Reproduce the full listing below unchanged, apart from the pictures.

----------

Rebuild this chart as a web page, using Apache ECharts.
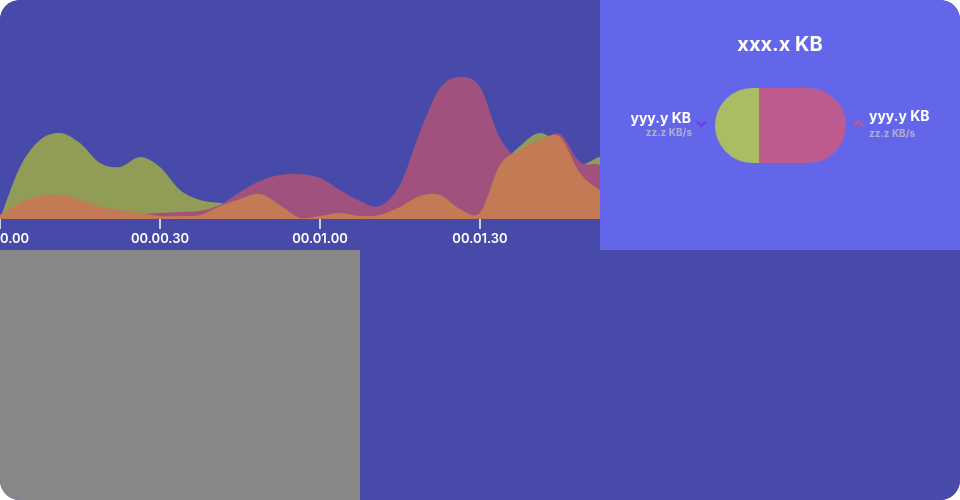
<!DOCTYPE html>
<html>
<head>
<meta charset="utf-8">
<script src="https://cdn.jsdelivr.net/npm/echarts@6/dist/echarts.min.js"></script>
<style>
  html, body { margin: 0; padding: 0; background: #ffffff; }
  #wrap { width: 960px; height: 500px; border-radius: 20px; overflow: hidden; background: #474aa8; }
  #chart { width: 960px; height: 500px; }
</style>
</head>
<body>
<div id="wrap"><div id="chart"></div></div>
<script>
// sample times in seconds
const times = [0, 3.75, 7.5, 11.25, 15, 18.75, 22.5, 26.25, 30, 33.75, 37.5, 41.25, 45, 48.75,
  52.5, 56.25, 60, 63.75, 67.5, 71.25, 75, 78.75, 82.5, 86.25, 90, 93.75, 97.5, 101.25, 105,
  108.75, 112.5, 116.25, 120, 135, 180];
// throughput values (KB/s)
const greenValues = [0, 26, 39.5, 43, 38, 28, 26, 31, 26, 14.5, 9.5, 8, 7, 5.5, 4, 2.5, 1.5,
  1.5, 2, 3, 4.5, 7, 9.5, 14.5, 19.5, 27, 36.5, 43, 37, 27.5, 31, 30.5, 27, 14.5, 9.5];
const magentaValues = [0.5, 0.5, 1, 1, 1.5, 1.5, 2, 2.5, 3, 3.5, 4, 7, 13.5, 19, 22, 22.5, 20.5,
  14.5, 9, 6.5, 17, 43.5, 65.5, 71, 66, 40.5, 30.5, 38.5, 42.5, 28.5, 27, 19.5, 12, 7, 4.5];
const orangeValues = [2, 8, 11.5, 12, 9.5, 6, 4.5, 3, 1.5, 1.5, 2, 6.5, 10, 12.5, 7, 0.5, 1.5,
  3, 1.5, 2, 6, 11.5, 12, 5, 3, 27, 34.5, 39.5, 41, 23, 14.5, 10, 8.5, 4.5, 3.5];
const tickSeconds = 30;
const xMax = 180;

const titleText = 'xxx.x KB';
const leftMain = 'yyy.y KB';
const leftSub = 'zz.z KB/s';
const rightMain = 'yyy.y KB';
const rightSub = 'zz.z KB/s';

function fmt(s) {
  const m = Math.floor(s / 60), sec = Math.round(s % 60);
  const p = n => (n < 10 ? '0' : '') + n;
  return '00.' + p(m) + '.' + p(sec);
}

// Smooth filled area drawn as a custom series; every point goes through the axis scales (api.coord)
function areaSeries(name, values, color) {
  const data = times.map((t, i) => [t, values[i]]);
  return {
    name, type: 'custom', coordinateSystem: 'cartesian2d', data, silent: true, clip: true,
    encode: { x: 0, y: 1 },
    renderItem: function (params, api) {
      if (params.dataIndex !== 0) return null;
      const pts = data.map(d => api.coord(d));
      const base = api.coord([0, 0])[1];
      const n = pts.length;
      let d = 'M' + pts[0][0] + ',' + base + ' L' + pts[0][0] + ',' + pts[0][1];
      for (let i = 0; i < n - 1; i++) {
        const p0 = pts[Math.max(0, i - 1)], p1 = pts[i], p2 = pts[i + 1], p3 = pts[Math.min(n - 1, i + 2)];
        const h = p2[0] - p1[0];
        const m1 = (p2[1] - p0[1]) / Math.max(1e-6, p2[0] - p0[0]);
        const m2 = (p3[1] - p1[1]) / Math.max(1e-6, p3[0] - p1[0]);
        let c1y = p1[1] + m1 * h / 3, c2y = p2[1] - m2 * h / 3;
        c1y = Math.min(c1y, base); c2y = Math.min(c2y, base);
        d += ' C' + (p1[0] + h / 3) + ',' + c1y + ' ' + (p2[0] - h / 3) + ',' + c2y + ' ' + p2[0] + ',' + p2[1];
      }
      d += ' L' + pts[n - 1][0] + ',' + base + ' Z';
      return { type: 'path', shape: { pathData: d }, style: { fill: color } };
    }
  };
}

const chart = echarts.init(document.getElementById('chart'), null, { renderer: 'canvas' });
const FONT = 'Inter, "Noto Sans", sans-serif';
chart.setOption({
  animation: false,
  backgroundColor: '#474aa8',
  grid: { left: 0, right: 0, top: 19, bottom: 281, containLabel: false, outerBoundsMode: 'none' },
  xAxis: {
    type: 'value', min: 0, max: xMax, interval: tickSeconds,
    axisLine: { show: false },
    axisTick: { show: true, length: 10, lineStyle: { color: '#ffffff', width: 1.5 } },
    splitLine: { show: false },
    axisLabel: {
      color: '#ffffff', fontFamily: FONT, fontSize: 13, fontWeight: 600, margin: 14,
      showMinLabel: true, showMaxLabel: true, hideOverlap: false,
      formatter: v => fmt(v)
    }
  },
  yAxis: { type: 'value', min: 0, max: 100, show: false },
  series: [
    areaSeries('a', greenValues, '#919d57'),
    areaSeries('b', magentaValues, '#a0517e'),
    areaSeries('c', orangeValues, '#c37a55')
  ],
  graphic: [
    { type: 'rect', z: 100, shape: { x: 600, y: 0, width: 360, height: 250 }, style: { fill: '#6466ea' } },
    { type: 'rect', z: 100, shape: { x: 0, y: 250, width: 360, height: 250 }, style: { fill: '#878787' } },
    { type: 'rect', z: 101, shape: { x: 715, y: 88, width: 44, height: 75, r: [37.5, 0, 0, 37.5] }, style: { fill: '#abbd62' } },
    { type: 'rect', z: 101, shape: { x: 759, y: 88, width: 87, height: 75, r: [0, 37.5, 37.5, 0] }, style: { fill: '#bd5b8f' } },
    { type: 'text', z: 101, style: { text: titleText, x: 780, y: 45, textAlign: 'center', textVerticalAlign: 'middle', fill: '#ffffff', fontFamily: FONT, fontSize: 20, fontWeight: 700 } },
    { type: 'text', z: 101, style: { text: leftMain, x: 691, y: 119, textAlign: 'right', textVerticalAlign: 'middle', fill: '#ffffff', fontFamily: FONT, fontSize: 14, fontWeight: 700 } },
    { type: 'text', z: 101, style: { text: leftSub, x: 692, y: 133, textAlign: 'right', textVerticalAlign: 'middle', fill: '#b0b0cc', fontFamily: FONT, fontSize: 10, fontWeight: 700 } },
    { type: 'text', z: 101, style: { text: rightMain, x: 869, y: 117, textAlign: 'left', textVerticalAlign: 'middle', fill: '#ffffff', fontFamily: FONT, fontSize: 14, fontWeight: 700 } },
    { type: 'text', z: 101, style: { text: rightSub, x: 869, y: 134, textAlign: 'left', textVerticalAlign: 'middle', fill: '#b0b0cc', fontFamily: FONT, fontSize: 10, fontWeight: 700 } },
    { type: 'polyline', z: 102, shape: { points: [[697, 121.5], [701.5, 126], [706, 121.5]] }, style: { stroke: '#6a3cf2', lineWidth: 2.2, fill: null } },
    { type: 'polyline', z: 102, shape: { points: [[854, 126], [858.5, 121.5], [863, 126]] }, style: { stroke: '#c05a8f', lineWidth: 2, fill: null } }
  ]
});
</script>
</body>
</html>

----------

* Reply to the task:
Rebuild this chart as a web page, using Apache ECharts.
<!DOCTYPE html>
<html>
<head>
<meta charset="utf-8">
<script src="https://cdn.jsdelivr.net/npm/echarts@6/dist/echarts.min.js"></script>
<style>
  html, body { margin: 0; padding: 0; background: #ffffff; }
  #wrap { width: 960px; height: 500px; border-radius: 20px; overflow: hidden; background: #474aa8; }
  #chart { width: 960px; height: 500px; }
</style>
</head>
<body>
<div id="wrap"><div id="chart"></div></div>
<script>
// sample times in seconds
const times = [0, 3.75, 7.5, 11.25, 15, 18.75, 22.5, 26.25, 30, 33.75, 37.5, 41.25, 45, 48.75,
  52.5, 56.25, 60, 63.75, 67.5, 71.25, 75, 78.75, 82.5, 86.25, 90, 93.75, 97.5, 101.25, 105,
  108.75, 112.5, 116.25, 120, 135, 180];
// throughput values (KB/s)
const greenValues = [0, 26, 39.5, 43, 38, 28, 26, 31, 26, 14.5, 9.5, 8, 7, 5.5, 4, 2.5, 1.5,
  1.5, 2, 3, 4.5, 7, 9.5, 14.5, 19.5, 27, 36.5, 43, 37, 27.5, 31, 30.5, 27, 14.5, 9.5];
const magentaValues = [0.5, 0.5, 1, 1, 1.5, 1.5, 2, 2.5, 3, 3.5, 4, 7, 13.5, 19, 22, 22.5, 20.5,
  14.5, 9, 6.5, 17, 43.5, 65.5, 71, 66, 40.5, 30.5, 38.5, 42.5, 28.5, 27, 19.5, 12, 7, 4.5];
const orangeValues = [2, 8, 11.5, 12, 9.5, 6, 4.5, 3, 1.5, 1.5, 2, 6.5, 10, 12.5, 7, 0.5, 1.5,
  3, 1.5, 2, 6, 11.5, 12, 5, 3, 27, 34.5, 39.5, 41, 23, 14.5, 10, 8.5, 4.5, 3.5];
const tickSeconds = 30;
const xMax = 180;

const titleText = 'xxx.x KB';
const leftMain = 'yyy.y KB';
const leftSub = 'zz.z KB/s';
const rightMain = 'yyy.y KB';
const rightSub = 'zz.z KB/s';

function fmt(s) {
  const m = Math.floor(s / 60), sec = Math.round(s % 60);
  const p = n => (n < 10 ? '0' : '') + n;
  return '00.' + p(m) + '.' + p(sec);
}

// Smooth filled area drawn as a custom series; every point goes through the axis scales (api.coord)
function areaSeries(name, values, color) {
  const data = times.map((t, i) => [t, values[i]]);
  return {
    name, type: 'custom', coordinateSystem: 'cartesian2d', data, silent: true, clip: true,
    encode: { x: 0, y: 1 },
    renderItem: function (params, api) {
      if (params.dataIndex !== 0) return null;
      const pts = data.map(d => api.coord(d));
      const base = api.coord([0, 0])[1];
      const n = pts.length;
      let d = 'M' + pts[0][0] + ',' + base + ' L' + pts[0][0] + ',' + pts[0][1];
      for (let i = 0; i < n - 1; i++) {
        const p0 = pts[Math.max(0, i - 1)], p1 = pts[i], p2 = pts[i + 1], p3 = pts[Math.min(n - 1, i + 2)];
        const h = p2[0] - p1[0];
        const m1 = (p2[1] - p0[1]) / Math.max(1e-6, p2[0] - p0[0]);
        const m2 = (p3[1] - p1[1]) / Math.max(1e-6, p3[0] - p1[0]);
        let c1y = p1[1] + m1 * h / 3, c2y = p2[1] - m2 * h / 3;
        c1y = Math.min(c1y, base); c2y = Math.min(c2y, base);
        d += ' C' + (p1[0] + h / 3) + ',' + c1y + ' ' + (p2[0] - h / 3) + ',' + c2y + ' ' + p2[0] + ',' + p2[1];
      }
      d += ' L' + pts[n - 1][0] + ',' + base + ' Z';
      return { type: 'path', shape: { pathData: d }, style: { fill: color } };
    }
  };
}

const chart = echarts.init(document.getElementById('chart'), null, { renderer: 'canvas' });
const FONT = 'Inter, "Noto Sans", sans-serif';
chart.setOption({
  animation: false,
  backgroundColor: '#474aa8',
  grid: { left: 0, right: 0, top: 19, bottom: 281, containLabel: false, outerBoundsMode: 'none' },
  xAxis: {
    type: 'value', min: 0, max: xMax, interval: tickSeconds,
    axisLine: { show: false },
    axisTick: { show: true, length: 10, lineStyle: { color: '#ffffff', width: 1.5 } },
    splitLine: { show: false },
    axisLabel: {
      color: '#ffffff', fontFamily: FONT, fontSize: 13, fontWeight: 600, margin: 14,
      showMinLabel: true, showMaxLabel: true, hideOverlap: false,
      formatter: v => fmt(v)
    }
  },
  yAxis: { type: 'value', min: 0, max: 100, show: false },
  series: [
    areaSeries('a', greenValues, '#919d57'),
    areaSeries('b', magentaValues, '#a0517e'),
    areaSeries('c', orangeValues, '#c37a55')
  ],
  graphic: [
    { type: 'rect', z: 100, shape: { x: 600, y: 0, width: 360, height: 250 }, style: { fill: '#6466ea' } },
    { type: 'rect', z: 100, shape: { x: 0, y: 250, width: 360, height: 250 }, style: { fill: '#878787' } },
    { type: 'rect', z: 101, shape: { x: 715, y: 88, width: 44, height: 75, r: [37.5, 0, 0, 37.5] }, style: { fill: '#abbd62' } },
    { type: 'rect', z: 101, shape: { x: 759, y: 88, width: 87, height: 75, r: [0, 37.5, 37.5, 0] }, style: { fill: '#bd5b8f' } },
    { type: 'text', z: 101, style: { text: titleText, x: 780, y: 45, textAlign: 'center', textVerticalAlign: 'middle', fill: '#ffffff', fontFamily: FONT, fontSize: 20, fontWeight: 700 } },
    { type: 'text', z: 101, style: { text: leftMain, x: 691, y: 119, textAlign: 'right', textVerticalAlign: 'middle', fill: '#ffffff', fontFamily: FONT, fontSize: 14, fontWeight: 700 } },
    { type: 'text', z: 101, style: { text: leftSub, x: 692, y: 133, textAlign: 'right', textVerticalAlign: 'middle', fill: '#b0b0cc', fontFamily: FONT, fontSize: 10, fontWeight: 700 } },
    { type: 'text', z: 101, style: { text: rightMain, x: 869, y: 117, textAlign: 'left', textVerticalAlign: 'middle', fill: '#ffffff', fontFamily: FONT, fontSize: 14, fontWeight: 700 } },
    { type: 'text', z: 101, style: { text: rightSub, x: 869, y: 134, textAlign: 'left', textVerticalAlign: 'middle', fill: '#b0b0cc', fontFamily: FONT, fontSize: 10, fontWeight: 700 } },
    { type: 'polyline', z: 102, shape: { points: [[697, 121.5], [701.5, 126], [706, 121.5]] }, style: { stroke: '#6a3cf2', lineWidth: 2.2, fill: null } },
    { type: 'polyline', z: 102, shape: { points: [[854, 126], [858.5, 121.5], [863, 126]] }, style: { stroke: '#c05a8f', lineWidth: 2, fill: null } }
  ]
});
</script>
</body>
</html>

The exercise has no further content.